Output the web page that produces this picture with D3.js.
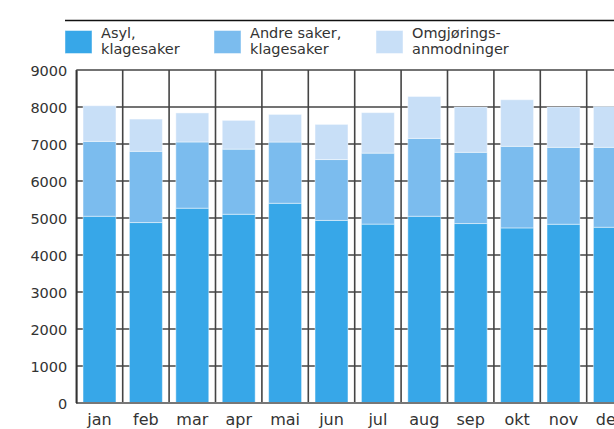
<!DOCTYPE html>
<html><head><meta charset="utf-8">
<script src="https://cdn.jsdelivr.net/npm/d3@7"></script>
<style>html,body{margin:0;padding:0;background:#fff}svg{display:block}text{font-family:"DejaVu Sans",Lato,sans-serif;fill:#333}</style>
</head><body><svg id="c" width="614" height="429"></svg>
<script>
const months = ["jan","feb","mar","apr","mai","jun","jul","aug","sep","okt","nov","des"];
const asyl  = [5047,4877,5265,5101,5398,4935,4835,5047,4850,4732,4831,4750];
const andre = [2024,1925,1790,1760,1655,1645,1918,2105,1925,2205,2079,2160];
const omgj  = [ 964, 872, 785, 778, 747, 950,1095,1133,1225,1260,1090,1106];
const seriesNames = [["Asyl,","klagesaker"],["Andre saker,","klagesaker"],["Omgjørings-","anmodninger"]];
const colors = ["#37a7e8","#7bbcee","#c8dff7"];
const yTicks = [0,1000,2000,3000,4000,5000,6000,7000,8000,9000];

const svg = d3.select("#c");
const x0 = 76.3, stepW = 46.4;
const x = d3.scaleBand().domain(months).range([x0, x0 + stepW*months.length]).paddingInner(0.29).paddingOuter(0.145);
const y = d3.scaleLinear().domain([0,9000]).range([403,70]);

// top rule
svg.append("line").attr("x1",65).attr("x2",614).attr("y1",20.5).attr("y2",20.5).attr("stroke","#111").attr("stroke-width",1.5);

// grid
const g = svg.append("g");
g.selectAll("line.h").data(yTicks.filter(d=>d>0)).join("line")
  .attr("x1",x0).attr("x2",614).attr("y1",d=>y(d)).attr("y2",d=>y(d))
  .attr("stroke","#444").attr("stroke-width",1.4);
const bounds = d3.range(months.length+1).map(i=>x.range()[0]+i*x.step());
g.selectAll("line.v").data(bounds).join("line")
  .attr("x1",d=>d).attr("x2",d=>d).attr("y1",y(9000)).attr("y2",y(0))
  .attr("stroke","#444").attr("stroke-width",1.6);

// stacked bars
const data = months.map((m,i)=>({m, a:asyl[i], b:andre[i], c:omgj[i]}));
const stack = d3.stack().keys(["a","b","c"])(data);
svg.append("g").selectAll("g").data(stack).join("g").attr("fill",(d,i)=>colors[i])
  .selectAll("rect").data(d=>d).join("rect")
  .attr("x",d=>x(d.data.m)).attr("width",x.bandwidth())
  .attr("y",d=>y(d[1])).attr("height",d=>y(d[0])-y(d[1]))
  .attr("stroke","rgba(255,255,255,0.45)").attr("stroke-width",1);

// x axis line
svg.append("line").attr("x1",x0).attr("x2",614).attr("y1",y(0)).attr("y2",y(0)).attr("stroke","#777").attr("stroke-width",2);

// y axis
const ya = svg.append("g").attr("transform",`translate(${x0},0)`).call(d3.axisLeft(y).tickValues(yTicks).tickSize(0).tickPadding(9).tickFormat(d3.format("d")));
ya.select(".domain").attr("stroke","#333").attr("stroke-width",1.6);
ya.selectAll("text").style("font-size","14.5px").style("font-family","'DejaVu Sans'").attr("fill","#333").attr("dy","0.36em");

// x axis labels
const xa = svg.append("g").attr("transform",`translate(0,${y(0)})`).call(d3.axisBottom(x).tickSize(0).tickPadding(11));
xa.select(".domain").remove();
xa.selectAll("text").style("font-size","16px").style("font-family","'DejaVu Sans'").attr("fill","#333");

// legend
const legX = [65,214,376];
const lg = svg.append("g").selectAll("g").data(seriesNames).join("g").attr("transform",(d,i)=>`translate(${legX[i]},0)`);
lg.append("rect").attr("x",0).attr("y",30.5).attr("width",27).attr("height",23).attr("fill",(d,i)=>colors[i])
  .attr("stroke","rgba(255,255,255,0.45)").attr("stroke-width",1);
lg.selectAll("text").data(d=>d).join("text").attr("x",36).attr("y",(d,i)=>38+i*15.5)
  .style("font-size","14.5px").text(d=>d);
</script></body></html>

+===+

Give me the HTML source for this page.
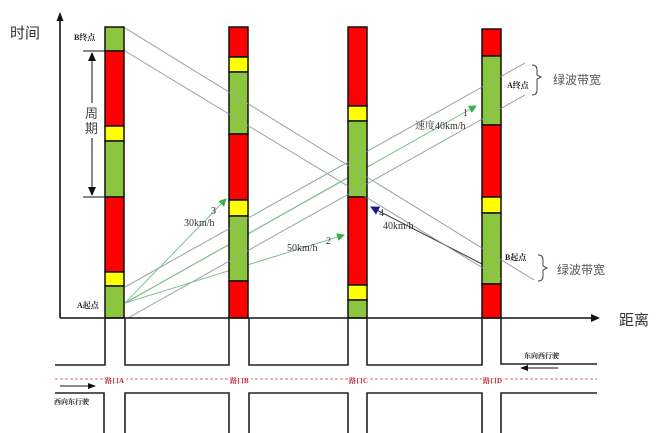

+===+

GOAL: Leaving out all pictures, set down exactly the lines of the material above, from the line with "Output the web" to the line with "const yTicks = [0,1000,2000,3000,4000,5000,6000,7000,8000,9000];" inclusive, and no others.

ANSWER TO THE TASK:
Output the web page that produces this picture with D3.js.
<!DOCTYPE html>
<html><head><meta charset="utf-8">
<script src="https://cdn.jsdelivr.net/npm/d3@7"></script>
<style>html,body{margin:0;padding:0;background:#fff}svg{display:block}text{font-family:"DejaVu Sans",Lato,sans-serif;fill:#333}</style>
</head><body><svg id="c" width="614" height="429"></svg>
<script>
const months = ["jan","feb","mar","apr","mai","jun","jul","aug","sep","okt","nov","des"];
const asyl  = [5047,4877,5265,5101,5398,4935,4835,5047,4850,4732,4831,4750];
const andre = [2024,1925,1790,1760,1655,1645,1918,2105,1925,2205,2079,2160];
const omgj  = [ 964, 872, 785, 778, 747, 950,1095,1133,1225,1260,1090,1106];
const seriesNames = [["Asyl,","klagesaker"],["Andre saker,","klagesaker"],["Omgjørings-","anmodninger"]];
const colors = ["#37a7e8","#7bbcee","#c8dff7"];
const yTicks = [0,1000,2000,3000,4000,5000,6000,7000,8000,9000];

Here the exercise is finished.